In Biffa Waste Services v R [2020] EWCA Crim 827, Biffa was appealing its conviction for two offences of illegally transporting waste incorrectly labelled as paper. The company sent about 175 tonnes of waste, which included dirty nappies, plastics and other contaminants, from its recycling facility in London to two mills in China. However, the lorries were stopped at Felixstowe by the Environment Agency. Biffa was found to have breached the Transfrontier Shipment of Waste Regulations 2007, fined £350,000 and ordered to pay costs of £240,000.
Biffa contended that the judge erred in law by excluding evidence from the jury as to whether the waste complied with Chinese standards for recyclable paper. Dismissing the appeal, however, Lord Justice Holroyde said ‘the opinions of mill owners, or foreign legislatures or environmental agencies, as to how to determine what constitutes paper waste are irrelevant’.
Holroyde J clarified that waste must be categorised ‘at the point where its export begins… regardless of what might happen to it when it reaches its destination’.
Barrister Sailesh Mehta, Red Lion Chambers, said: ‘In court, Biffa said that the appeal was important for the company as well as for the whole of the waste industry.
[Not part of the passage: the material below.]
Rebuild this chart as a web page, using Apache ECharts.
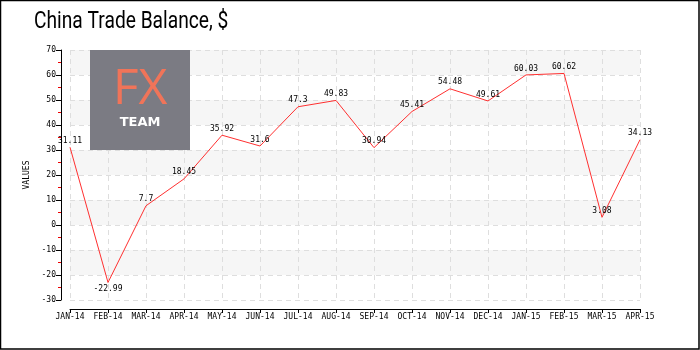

‘The Environment Agency’s case was that Biffa had either not sorted household waste properly or at all. Biffa said the contaminants were “de minimis”.
‘The court ruled that one must look only at the nature and quality of the material when it left Biffa’s site. Evidence that the material may have met the receiving country’s national standards, or the recipient paper mill’s ability to recycle the waste was inadmissible. Such evidence would have been contrary to the purpose of the legislation. This clarifies the law, and makes the jury's task simpler.’